This description was written by Clutch Anderson for his piece, Grid Partitions, 2022, Digital print on acrylic.
How do these different colored squares relate to each other? What rules exist to arrange them? What do the colors correspond to?
This piece involves playing with a grid that has different integer subdivisions. I created a 3x3 grid of 9 large squares—observe the vertical and horizontal alignment that divides and defines these grids. Within each of the 9 squares the space is divided into smaller units, represented by the three different colors: purple, pink, and yellow. Each of the 9 squares represent an area of 4x4 units (16 units total). In this underlying 4x4 grid, each color represents a smaller subdivision of that 4-unit length. You will notice that while these colored squares have the same height, they do not share the same length.
The purple squares correspond directly to these units: one purple square represents one unit. Can you use these purple squares as units of measurement and see this underlying unit grid? (Hint: Four purple squares fit lengthwise in each of the 9 squares.)
Where the purple squares represent a subdivision of 4, the pink squares represent a subdivision of 5. You will find that 5 pink squares fit lengthwise in that 4x4 space.
The yellow squares represent a subdivision of 7. In each of the 9 squares, 7 yellow squares fit perfectly lengthwise.

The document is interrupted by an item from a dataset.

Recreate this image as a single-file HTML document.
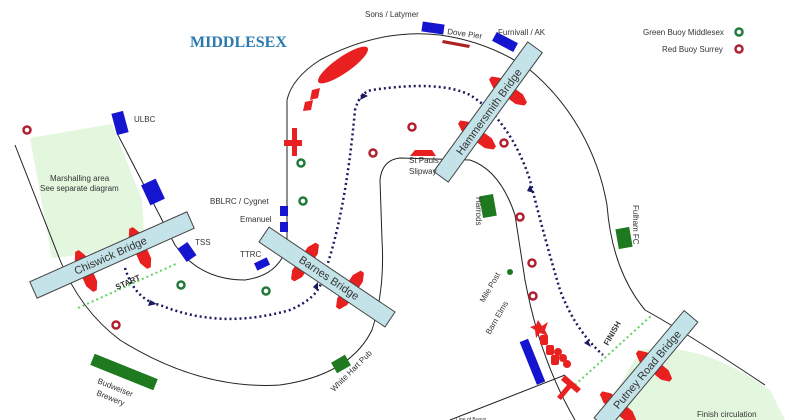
<!DOCTYPE html>
<html><head><meta charset="utf-8"><style>
html,body{margin:0;padding:0;background:#fff;}
svg{display:block;font-family:"Liberation Sans",sans-serif;}
</style></head><body>
<svg width="800" height="420" viewBox="0 0 800 420" xmlns="http://www.w3.org/2000/svg">
<defs>
<polygon id="pier" points="-22,-2 -14,-6 14,-6 22,-2 22,2 14,6 -14,6 -22,2" fill="#e82020"/>
</defs>
<rect width="800" height="420" fill="#fff"/>
<polygon points="30,138 112,124 142,200 145,248 52,258" fill="#e3f7df"/>
<path d="M640,350 Q700,340 770,390 L785,420 L600,420 Z" fill="#e3f7df"/>
<g fill="none" stroke="#222" stroke-width="1">
<path d="M15,145 L60,260 Q80,310 120,340 Q200,390 280,385 Q350,375 372,330 Q385,290 382,240 L380,180 Q382,160 400,158 L470,160 Q500,170 515,215 L525,280 Q540,360 575,420"/>
<path d="M118,135 L175,245 Q200,280 245,280 Q280,275 287,245 L287,100 Q292,78 320,60 Q380,28 440,35 Q490,42 530,70 Q560,95 580,130 Q600,165 607,205 Q612,270 645,310 Q690,335 765,385"/>
<path d="M450,420 L565,375"/>
</g>
<g fill="none" stroke="#1a1a5e" stroke-width="2.5" stroke-dasharray="2,3">
<path d="M125,268 Q135,300 160,305 Q220,330 290,310 Q318,298 322,280 Q345,220 355,110 Q360,92 372,90 Q440,80 470,95 Q510,120 530,180 Q545,240 560,290 Q575,330 603,355"/>
</g>
<g fill="#1a1a5e">
<polygon points="150,300 157,304 148,306"/><polygon points="313,287 318,282 318,291"/>
<polygon points="362,93 368,96 360,100"/><polygon points="530,185 534,193 527,191"/><polygon points="588,340 591,347 584,343"/>
</g>
<g stroke="#5fd35f" stroke-width="2" stroke-dasharray="2,3">
<line x1="78" y1="308" x2="178" y2="263"/><line x1="575" y1="385" x2="652" y2="315"/>
</g>
<use href="#pier" transform="translate(86,271) rotate(66)"/>
<use href="#pier" transform="translate(140,248) rotate(66)"/>
<use href="#pier" transform="translate(305,262) rotate(-56)"/>
<use href="#pier" transform="translate(350,290) rotate(-56)"/>
<use href="#pier" transform="translate(508,91) rotate(36)"/>
<use href="#pier" transform="translate(477,135) rotate(36)"/>
<use href="#pier" transform="translate(654,366) rotate(40)"/>
<use href="#pier" transform="translate(618,407) rotate(40)"/>
<g fill="#c4e3e8" stroke="#444" stroke-width="1">
<rect x="-86" y="-9" width="172" height="18" transform="translate(112,255) rotate(-24)"/>
<rect x="-76" y="-9" width="152" height="18" transform="translate(327,277) rotate(34)"/>
<rect x="-80" y="-9" width="160" height="18" transform="translate(488,112) rotate(-54)"/>
<rect x="-70" y="-9" width="140" height="18" transform="translate(646,370) rotate(-50)"/>
</g>
<g font-size="11" fill="#333">
<text transform="translate(112,259) rotate(-24)" text-anchor="middle">Chiswick Bridge</text>
<text transform="translate(327,281) rotate(34)" text-anchor="middle">Barnes Bridge</text>
<text transform="translate(492,114) rotate(-54)" text-anchor="middle">Hammersmith Bridge</text>
<text transform="translate(650,372) rotate(-50)" text-anchor="middle">Putney Road Bridge</text>
</g>
<g fill="#e82020">
<ellipse cx="343" cy="65" rx="30" ry="8" transform="rotate(-35 343 65)"/>
<polygon points="312,90 320,88 318,98 310,100"/><polygon points="305,102 313,100 311,110 303,111"/>
<path d="M292,128 h5 v12 h5 v6 h-5 v10 h-5 v-10 h-8 v-6 h8z"/>
<polygon points="538,320 542,326 548,322 545,330 548,336 540,333 536,338 535,330 530,327 536,325"/>
<rect x="540" y="335" width="8" height="10" rx="2"/><rect x="546" y="345" width="8" height="10" rx="2"/><rect x="551" y="355" width="8" height="10" rx="2"/>
<circle cx="558" cy="352" r="4"/><circle cx="563" cy="358" r="4"/><circle cx="567" cy="364" r="4"/>
<path d="M565,375 l16,14 l-4,4 l-6,-5 l-10,12 l-4,-3 l10,-12 l-6,-5z"/>
<polygon points="415,150 432,150 436,156 410,156"/>
</g>
<polygon points="443,40 470,45 469,48 442,43" fill="#b02020"/>
<g fill="#1515d0">
<rect x="-11" y="-5" width="22" height="10" transform="translate(433,28) rotate(8)"/>
<rect x="-12" y="-5" width="24" height="10" transform="translate(505,42) rotate(28)"/>
<rect x="-6" y="-11" width="12" height="22" transform="translate(120,123) rotate(-15)"/>
<rect x="-8" y="-11" width="16" height="22" transform="translate(153,192) rotate(-25)"/>
<rect x="-6" y="-8" width="12" height="16" transform="translate(187,252) rotate(-35)"/>
<rect x="280" y="206" width="8" height="10"/><rect x="280" y="222" width="8" height="10"/>
<rect x="-7" y="-4" width="14" height="8" transform="translate(262,264) rotate(-25)"/>
<rect x="-4" y="-23" width="9" height="46" transform="translate(532,362) rotate(-22)"/>
</g>
<g fill="#1f7a1f">
<rect x="-7" y="-11" width="14" height="22" transform="translate(488,206) rotate(-10)"/>
<rect x="-7" y="-10" width="14" height="20" transform="translate(624,238) rotate(-10)"/>
<rect x="-34" y="-6" width="68" height="12" transform="translate(124,372) rotate(22)"/>
<rect x="-8" y="-6" width="16" height="12" transform="translate(341,364) rotate(-30)"/>
</g>
<circle cx="510" cy="272" r="3" fill="#1f7a1f"/>
<g fill="none" stroke-width="2.5">
<g stroke="#b02030"><circle cx="27" cy="130" r="3.5"/><circle cx="116" cy="325" r="3.5"/><circle cx="373" cy="153" r="3.5"/><circle cx="412" cy="127" r="3.5"/><circle cx="504" cy="143" r="3.5"/><circle cx="520" cy="217" r="3.5"/><circle cx="532" cy="263" r="3.5"/><circle cx="533" cy="296" r="3.5"/><circle cx="739" cy="49" r="3.5"/></g>
<g stroke="#1f7a3a"><circle cx="301" cy="163" r="3.5"/><circle cx="303" cy="201" r="3.5"/><circle cx="181" cy="285" r="3.5"/><circle cx="266" cy="291" r="3.5"/><circle cx="739" cy="32" r="3.5"/></g>
</g>
<text x="190" y="47" font-family="Liberation Serif,serif" font-weight="bold" font-size="16" fill="#2a7ab0">MIDDLESEX</text>
<g font-size="8" fill="#333">
<text x="365" y="17">Sons / Latymer</text>
<text x="447" y="34" transform="rotate(8 447 34)">Dove Pier</text>
<text x="498" y="35">Furnivall / AK</text>
<text x="643" y="35">Green Buoy Middlesex</text>
<text x="662" y="52">Red Buoy Surrey</text>
<text x="134" y="122">ULBC</text>
<text x="50" y="181">Marshalling area</text>
<text x="40" y="191">See separate diagram</text>
<text x="210" y="204">BBLRC  / Cygnet</text>
<text x="240" y="222">Emanuel</text>
<text x="195" y="245">TSS</text>
<text x="240" y="257">TTRC</text>
<text x="409" y="163">St Pauls</text>
<text x="409" y="174">Slipway</text>
<text transform="translate(476,197) rotate(90)">Harrods</text>
<text transform="translate(633,205) rotate(90)">Fulham FC</text>
<text transform="translate(484,303) rotate(-60)">Mile Post</text>
<text transform="translate(490,335) rotate(-60)">Barn Elms</text>
<text transform="translate(97,383) rotate(22)">Budweiser</text>
<text transform="translate(96,395) rotate(22)">Brewery</text>
<text transform="translate(334,392) rotate(-45)">White Hart Pub</text>
<text x="697" y="417">Finish circulation</text>
<text x="456" y="421" font-size="5">Line of Buoys</text>
<text transform="translate(117,290) rotate(-24)" font-weight="bold">START</text>
<text transform="translate(608,346) rotate(-60)" font-weight="bold">FINISH</text>
</g>
</svg>
</body></html>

If you observe the piece for some time, you may notice that squares of the same color do not touch themselves. For example, a purple square will never be repeated directly above, below, left, or right; these colored squares never repeat "back-to-back". Additionally, no squares overlap. I did this not only as a fun design challenge (putting this together was like a math puzzle) but to explore how these integer subdivisions compare in terms of space. For example, using the subdivisions and ratios of 4:5:7, how would you define the negative space that emerges within the composition?